I got some good pushback on that post, but ... here you are making my point for me. Having kids is an imposition on the way you want to live your life. Raising children requires putting the good of others above your own in a way that requires serious effort and self-sacrifice and that doesn't sound so appealing to the folk who inhabit modern times.

I suspect the data above about women who want to have kids but aren't is falling prey to known issues with polling -- women say they want to have kids, revealed preference says they actually don't. My own guess is that having kids maybe seems like a nice idea and it costs nothing to say you want them, but by and large at any given moment it's too daunting and difficult and hard. People don't want to do hard things anymore without obvious benefit to them.

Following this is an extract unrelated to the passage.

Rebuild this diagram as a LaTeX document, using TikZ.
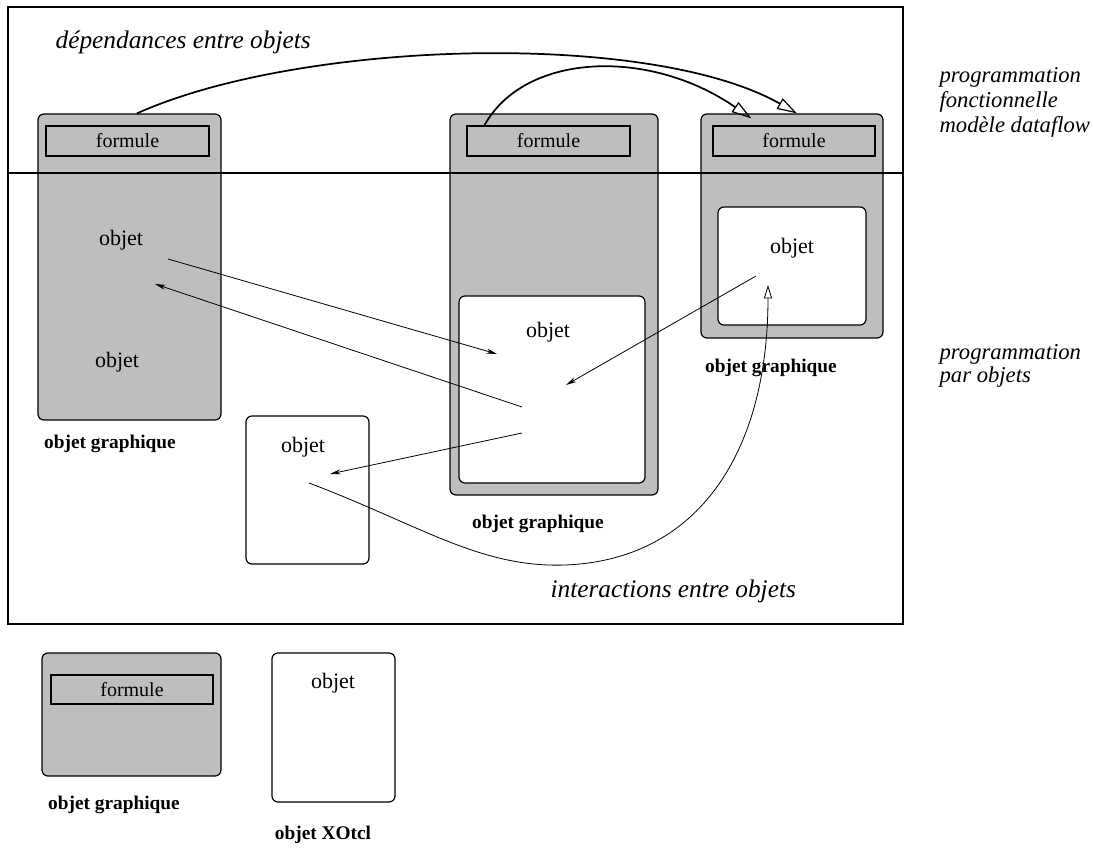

What more is there to say, really?

Having kids is an imposition on the way you want to live your life. Raising children requires putting the good of others above your own in a way that requires serious effort and self-sacrifice

Isn't the trick to want to live your life to facilitate and optimize for children?

Adding one child to our DINK lifestyle was just about possible. Child care was expensive and when he was small the extra stuff when traveling or out was a pain. Once we had two, something needed to change.

Now single income with 4 kids, my wife is a homemaker. We only travel where we can drive. We're we are now in New England this hasn't been terribly limiting.

I’m of two minds about this. On the one hand, I can say without hesitation that having kids had a severely negative impact on my life. Most of that was due to my poor selection of partner/her post-partum/outside elements that don’t have anything directly to do with the kids themselves. On the other hand, the moments of joy I experience when my children are happy and loving… it’s a higher high than any other sensation I’ve been able to find in this life. And then, egotistically, I get the satisfaction of fulfilling my belief that a reasonably-good-looking National Merit Scholar is the type of person who should be reproducing.

Sure, I respect that choice, I'm a liberal at heart, my solution is for people who want more children.